• **Short problem**: Give the data below again, word for word.

——

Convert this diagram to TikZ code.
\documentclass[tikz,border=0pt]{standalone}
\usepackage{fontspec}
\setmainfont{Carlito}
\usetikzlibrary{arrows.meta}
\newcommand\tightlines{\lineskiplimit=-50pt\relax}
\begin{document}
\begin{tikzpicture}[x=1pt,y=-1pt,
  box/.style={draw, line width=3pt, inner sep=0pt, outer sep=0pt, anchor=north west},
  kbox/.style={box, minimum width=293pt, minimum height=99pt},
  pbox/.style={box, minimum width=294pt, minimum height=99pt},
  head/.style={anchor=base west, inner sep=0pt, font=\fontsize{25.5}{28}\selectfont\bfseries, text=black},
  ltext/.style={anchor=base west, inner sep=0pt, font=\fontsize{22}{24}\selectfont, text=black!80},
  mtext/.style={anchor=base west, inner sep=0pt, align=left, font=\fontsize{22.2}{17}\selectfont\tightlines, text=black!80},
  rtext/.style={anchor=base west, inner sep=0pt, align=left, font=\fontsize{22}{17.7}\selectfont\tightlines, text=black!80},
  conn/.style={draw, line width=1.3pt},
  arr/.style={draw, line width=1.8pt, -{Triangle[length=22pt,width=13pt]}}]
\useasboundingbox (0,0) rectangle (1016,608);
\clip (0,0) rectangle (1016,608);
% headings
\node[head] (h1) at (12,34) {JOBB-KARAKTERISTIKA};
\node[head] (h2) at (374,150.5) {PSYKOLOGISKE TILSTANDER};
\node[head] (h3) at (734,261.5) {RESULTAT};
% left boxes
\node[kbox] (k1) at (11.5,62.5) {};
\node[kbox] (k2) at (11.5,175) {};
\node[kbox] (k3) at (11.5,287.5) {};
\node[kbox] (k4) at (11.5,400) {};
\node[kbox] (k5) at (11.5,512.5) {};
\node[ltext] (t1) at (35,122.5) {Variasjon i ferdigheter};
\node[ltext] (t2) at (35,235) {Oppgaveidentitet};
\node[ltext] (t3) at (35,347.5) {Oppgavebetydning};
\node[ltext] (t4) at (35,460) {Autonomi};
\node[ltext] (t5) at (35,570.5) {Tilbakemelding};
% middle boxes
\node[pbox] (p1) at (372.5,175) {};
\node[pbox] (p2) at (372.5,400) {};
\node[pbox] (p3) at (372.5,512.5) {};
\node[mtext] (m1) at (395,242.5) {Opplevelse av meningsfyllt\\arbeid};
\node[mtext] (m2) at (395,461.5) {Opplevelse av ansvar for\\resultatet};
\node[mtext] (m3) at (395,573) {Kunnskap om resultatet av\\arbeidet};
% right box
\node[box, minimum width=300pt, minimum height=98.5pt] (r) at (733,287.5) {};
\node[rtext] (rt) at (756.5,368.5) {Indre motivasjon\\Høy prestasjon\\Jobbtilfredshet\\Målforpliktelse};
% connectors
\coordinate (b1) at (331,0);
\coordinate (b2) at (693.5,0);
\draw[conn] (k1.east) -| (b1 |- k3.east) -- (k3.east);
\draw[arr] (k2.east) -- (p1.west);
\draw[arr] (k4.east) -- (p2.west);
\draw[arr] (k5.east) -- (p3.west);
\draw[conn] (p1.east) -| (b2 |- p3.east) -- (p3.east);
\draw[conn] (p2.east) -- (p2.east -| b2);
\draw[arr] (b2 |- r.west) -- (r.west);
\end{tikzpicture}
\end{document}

——

• **Response**:
Convert this diagram to TikZ code.
\documentclass[tikz,border=0pt]{standalone}
\usepackage{fontspec}
\setmainfont{Carlito}
\usetikzlibrary{arrows.meta}
\newcommand\tightlines{\lineskiplimit=-50pt\relax}
\begin{document}
\begin{tikzpicture}[x=1pt,y=-1pt,
  box/.style={draw, line width=3pt, inner sep=0pt, outer sep=0pt, anchor=north west},
  kbox/.style={box, minimum width=293pt, minimum height=99pt},
  pbox/.style={box, minimum width=294pt, minimum height=99pt},
  head/.style={anchor=base west, inner sep=0pt, font=\fontsize{25.5}{28}\selectfont\bfseries, text=black},
  ltext/.style={anchor=base west, inner sep=0pt, font=\fontsize{22}{24}\selectfont, text=black!80},
  mtext/.style={anchor=base west, inner sep=0pt, align=left, font=\fontsize{22.2}{17}\selectfont\tightlines, text=black!80},
  rtext/.style={anchor=base west, inner sep=0pt, align=left, font=\fontsize{22}{17.7}\selectfont\tightlines, text=black!80},
  conn/.style={draw, line width=1.3pt},
  arr/.style={draw, line width=1.8pt, -{Triangle[length=22pt,width=13pt]}}]
\useasboundingbox (0,0) rectangle (1016,608);
\clip (0,0) rectangle (1016,608);
% headings
\node[head] (h1) at (12,34) {JOBB-KARAKTERISTIKA};
\node[head] (h2) at (374,150.5) {PSYKOLOGISKE TILSTANDER};
\node[head] (h3) at (734,261.5) {RESULTAT};
% left boxes
\node[kbox] (k1) at (11.5,62.5) {};
\node[kbox] (k2) at (11.5,175) {};
\node[kbox] (k3) at (11.5,287.5) {};
\node[kbox] (k4) at (11.5,400) {};
\node[kbox] (k5) at (11.5,512.5) {};
\node[ltext] (t1) at (35,122.5) {Variasjon i ferdigheter};
\node[ltext] (t2) at (35,235) {Oppgaveidentitet};
\node[ltext] (t3) at (35,347.5) {Oppgavebetydning};
\node[ltext] (t4) at (35,460) {Autonomi};
\node[ltext] (t5) at (35,570.5) {Tilbakemelding};
% middle boxes
\node[pbox] (p1) at (372.5,175) {};
\node[pbox] (p2) at (372.5,400) {};
\node[pbox] (p3) at (372.5,512.5) {};
\node[mtext] (m1) at (395,242.5) {Opplevelse av meningsfyllt\\arbeid};
\node[mtext] (m2) at (395,461.5) {Opplevelse av ansvar for\\resultatet};
\node[mtext] (m3) at (395,573) {Kunnskap om resultatet av\\arbeidet};
% right box
\node[box, minimum width=300pt, minimum height=98.5pt] (r) at (733,287.5) {};
\node[rtext] (rt) at (756.5,368.5) {Indre motivasjon\\Høy prestasjon\\Jobbtilfredshet\\Målforpliktelse};
% connectors
\coordinate (b1) at (331,0);
\coordinate (b2) at (693.5,0);
\draw[conn] (k1.east) -| (b1 |- k3.east) -- (k3.east);
\draw[arr] (k2.east) -- (p1.west);
\draw[arr] (k4.east) -- (p2.west);
\draw[arr] (k5.east) -- (p3.west);
\draw[conn] (p1.east) -| (b2 |- p3.east) -- (p3.east);
\draw[conn] (p2.east) -- (p2.east -| b2);
\draw[arr] (b2 |- r.west) -- (r.west);
\end{tikzpicture}
\end{document}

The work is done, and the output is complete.